Issue 8383: pickle is unable to encode unicode surrogates

Created on 2010-04-13 00:39 by vstinner, last changed 2022-04-11 14:56 by admin. This issue is now closed.

Messages (6) msg102996 - (view) Author: STINNER Victor (vstinner) * (Python committer) Date: 2010-04-13 00:39
Python3 uses unicode surrogates to store undecodable filenames. Eg. the filename b"abc\xff.py" is encoded as "abc\xdcff.py" if the file system encoding is ASCII. Pickle is unable to store them:

./python -c 'import pickle; pickle.dumps("abc\udcff")'
(...)
UnicodeEncodeError: 'utf-8' codec can't encode character '\udcff' in position 20: surrogates not allowed

This is a limitation of pickle (in the binary mode): Python accepts to store any unicode character, but pickle doesn't.

Using "surrogatepass" error handler should be enough to fix this issue.

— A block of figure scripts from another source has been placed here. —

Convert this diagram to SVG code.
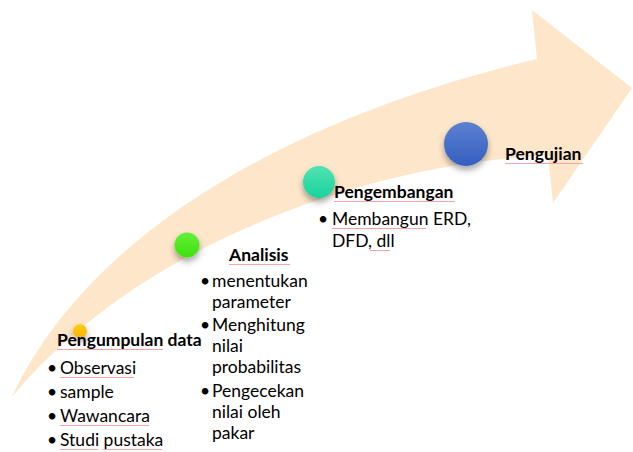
<svg xmlns="http://www.w3.org/2000/svg" width="633" height="452" viewBox="0 0 633 452">
  <style>
    .t { font-family: Lato, "Noto Sans", "Liberation Sans", sans-serif; font-size: 17.5px; fill: #000; }
    .b { font-weight: bold; }
    .bul { text-anchor: middle; }
    .sq { stroke: #f2a6a6; stroke-width: 1; fill: none; }
  </style>
  <defs>
    <filter id="sh" x="-50%" y="-50%" width="200%" height="220%">
      <feDropShadow dx="0" dy="4" stdDeviation="3" flood-color="#000" flood-opacity="0.35"/>
    </filter>
    <linearGradient id="gY" x1="0" y1="0" x2="0" y2="1">
      <stop offset="0" stop-color="#ffcc1a"/>
      <stop offset="1" stop-color="#f5b300"/>
    </linearGradient>
    <linearGradient id="gG" x1="0" y1="0" x2="0" y2="1">
      <stop offset="0" stop-color="#62ef3a"/>
      <stop offset="1" stop-color="#3fe00c"/>
    </linearGradient>
    <linearGradient id="gT" x1="0" y1="0" x2="0" y2="1">
      <stop offset="0" stop-color="#52e2b3"/>
      <stop offset="1" stop-color="#18d49b"/>
    </linearGradient>
    <linearGradient id="gB" x1="0" y1="0" x2="0" y2="1">
      <stop offset="0" stop-color="#5d80d0"/>
      <stop offset="1" stop-color="#335fc0"/>
    </linearGradient>
  </defs>
  <rect width="633" height="452" fill="#fff"/>

  <g id="connectors">
    <path id="arrow" fill="#fde6c9" d="M12,397 C80,250 260,125 537,59 L532,10 L632,88 L553,203 L548,156 C400,160 150,230 12,397 Z"/>
  </g>

  <g id="node-pengumpulan">
    <circle cx="80" cy="331" r="7" fill="url(#gY)" filter="url(#sh)"/>
    <text class="t b" x="57" y="346">Pengumpulan data</text>
    <text class="t bul" x="52" y="374">•</text>
    <text class="t" x="60" y="374">Observasi</text>
    <text class="t bul" x="52" y="398">•</text>
    <text class="t" x="60" y="398">sample</text>
    <text class="t bul" x="52" y="422">•</text>
    <text class="t" x="60" y="422">Wawancara</text>
    <text class="t bul" x="52" y="446">•</text>
    <text class="t" x="60" y="446">Studi pustaka</text>
  </g>

  <g id="node-analisis">
    <circle cx="187" cy="245" r="12.5" fill="url(#gG)" filter="url(#sh)"/>
    <text class="t b" x="229" y="261">Analisis</text>
    <text class="t bul" x="205" y="287">•</text>
    <text class="t" x="212" y="287">menentukan</text>
    <text class="t" x="212" y="308">parameter</text>
    <text class="t bul" x="205" y="331">•</text>
    <text class="t" x="212" y="331">Menghitung</text>
    <text class="t" x="212" y="352">nilai</text>
    <text class="t" x="212" y="373">probabilitas</text>
    <text class="t bul" x="205" y="397">•</text>
    <text class="t" x="212" y="397">Pengecekan</text>
    <text class="t" x="212" y="418">nilai oleh</text>
    <text class="t" x="212" y="439">pakar</text>
  </g>

  <g id="node-pengembangan">
    <circle cx="319" cy="182" r="16" fill="url(#gT)" filter="url(#sh)"/>
    <text class="t b" x="334" y="198">Pengembangan</text>
    <text class="t bul" x="323" y="225">•</text>
    <text class="t" x="332" y="225">Membangun ERD,</text>
    <text class="t" x="332" y="247">DFD, dll</text>
  </g>

  <g id="node-pengujian">
    <circle cx="466" cy="144" r="22" fill="url(#gB)" filter="url(#sh)"/>
    <text class="t b" x="505" y="160">Pengujian</text>
  </g>

  <g id="spellcheck">
    <line class="sq" x1="57" y1="349.5" x2="163" y2="349.5"/>
    <line class="sq" x1="60" y1="377.5" x2="134" y2="377.5"/>
    <line class="sq" x1="60" y1="425.5" x2="149" y2="425.5"/>
    <line class="sq" x1="60" y1="449.5" x2="98" y2="449.5"/>
    <line class="sq" x1="103" y1="449.5" x2="162" y2="449.5"/>
    <line class="sq" x1="229" y1="264.5" x2="290" y2="264.5"/>
    <line class="sq" x1="334" y1="201.5" x2="455" y2="201.5"/>
    <line class="sq" x1="332" y1="228.5" x2="426" y2="228.5"/>
    <line class="sq" x1="370" y1="250.5" x2="390" y2="250.5"/>
    <line class="sq" x1="505" y1="163.5" x2="583" y2="163.5"/>
  </g>
</svg>
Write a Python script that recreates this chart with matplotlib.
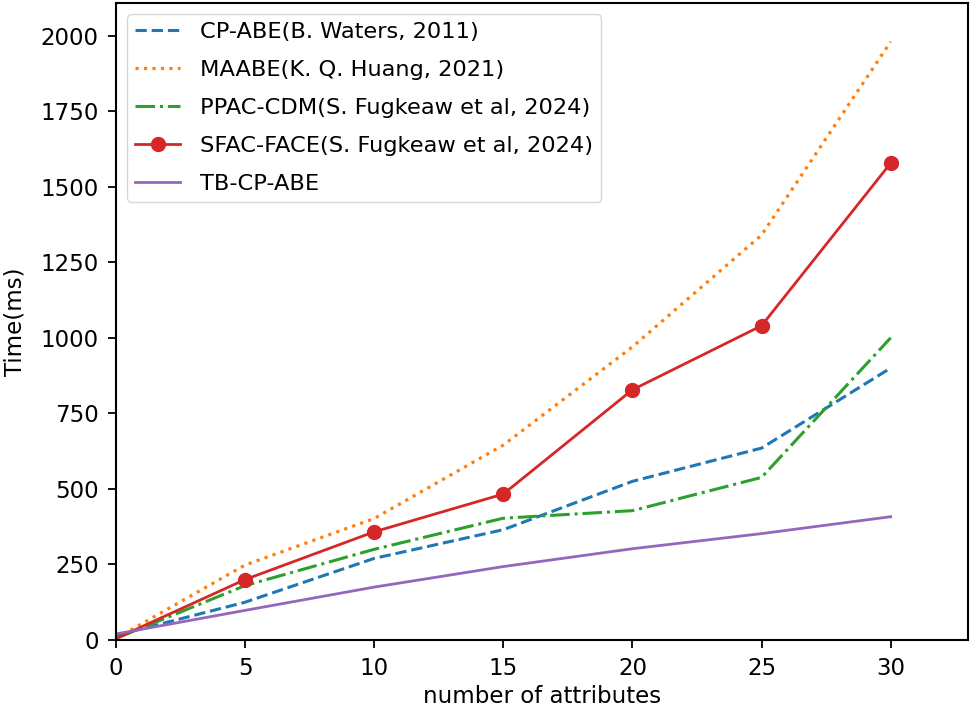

Related issue: #3672 (Reject surrogates in utf-8 codec) -> r72208 creates "surrogatepass" error handler.
msg102997 - (view) Author: STINNER Victor (vstinner) * (Python committer) Date: 2010-04-13 00:51
I found this bug indirectly: test_logging failed on a SocketHandler if LogRecord.pathname contains a surrogate character. SocketHandler uses pickle to serialize the record.
msg103022 - (view) Author: Marc-Andre Lemburg (lemburg) * (Python committer) Date: 2010-04-13 09:01
Both pickle and marshal will need to use the new error handler in order to stay compatible with Python 3.0 (and 2.x) and also to enable creating Unicode literals that include lone surrogates.
msg103029 - (view) Author: STINNER Victor (vstinner) * (Python committer) Date: 2010-04-13 09:28
> Both pickle and marshal will need to use the new error handler 
> in order to stay compatible with Python 3.0 (and 2.x) 
> and also to enable creating Unicode literals that include 
> lone surrogates.

Attached patch fixes pickle. Marshal does already use surrogatepass since Martin's commit r72208 (Issue #3672).
msg103030 - (view) Author: Marc-Andre Lemburg (lemburg) * (Python committer) Date: 2010-04-13 09:44
STINNER Victor wrote:
> 
> STINNER Victor <victor.stinner@haypocalc.com> added the comment:
> 
>> Both pickle and marshal will need to use the new error handler 
>> in order to stay compatible with Python 3.0 (and 2.x) 
>> and also to enable creating Unicode literals that include 
>> lone surrogates.
> 
> Attached patch fixes pickle. Marshal does already use surrogatepass since Martin's commit r72208 (Issue #3672).

Looks good !

Thanks.
msg103034 - (view) Author: STINNER Victor (vstinner) * (Python committer) Date: 2010-04-13 11:10
Commited: r80031 (py3k) and r80032 (3.1), fix also pickletools.